LSA senior Anna Forringer-Beal researches lives of migrant women

2016 senior profiles

Estimated reading time: 2 minutes

Anna Forringer-Beal may be a graduating senior in LSA, but she already has five years of experience with Professor Jason De León’s Undocumented Migration Project (UMP), and even co-authored a chapter with De León in the book “Migrations and Disruptions: Unifying Themes in Studies of Ancient and Contemporary Migrations,” which was published last year.

Since her last year of high school, Forringer-Beal, a double major in anthropology and women’s studies, has worked with UMP, beginning with the creation of a catalog of artifacts left behind by migrants in the desert. Today, the database includes more than 1,000 items.

Forringer-Beal continued her work with the migration project throughout her college career. During her junior year, she began doing her own complementary research, shifting her focus to an ethnographic view of women’s migration experiences.

(Photo courtesy of Anna Forringer-Beal)

“My research is on the perception of vulnerability of women who are crossing the border,” she says. “The goal is to show that experiences for undocumented migrants is incredibly varied. There is a dominant narrative about victimized migrants, but they are not always passive victims.”
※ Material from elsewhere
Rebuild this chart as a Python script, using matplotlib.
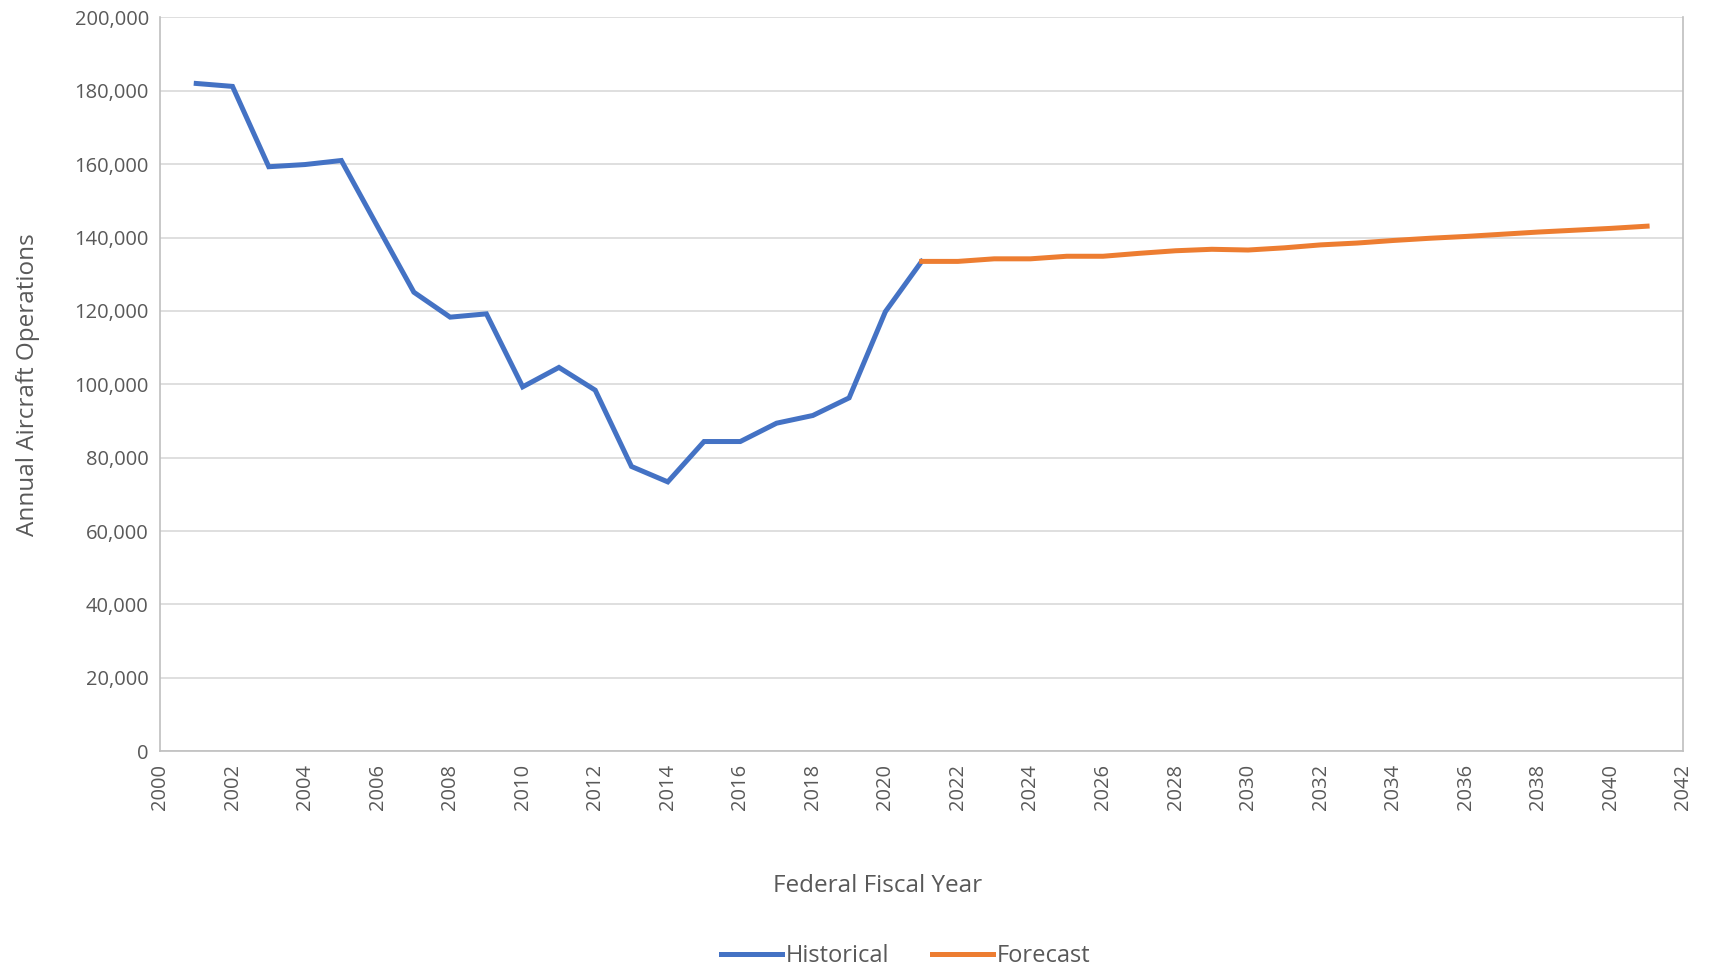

As part of her research, Forringer-Beal spent six weeks in Mexico interviewing dozens of women about their experiences crossing the border, resulting in the work that forms her current honors thesis.

Throughout her four years at U-M, Forringer-Beal also served as a residential adviser, worked as a co-coordinator for the Sexual Assault Prevention Awareness Center on campus (for which she has also taught classes), and even taught a mini-course for first year students called “From the Ground Up: Understanding Gender Power and Identity.”

Recently, Forringer-Beal was awarded the Beinecke Scholarship, which supports graduate students in the social sciences. She intends to pursue a joint J.D./Ph.D. degree in sociology and immigration law with the hopes of eventually working with populations of people who have been trafficked.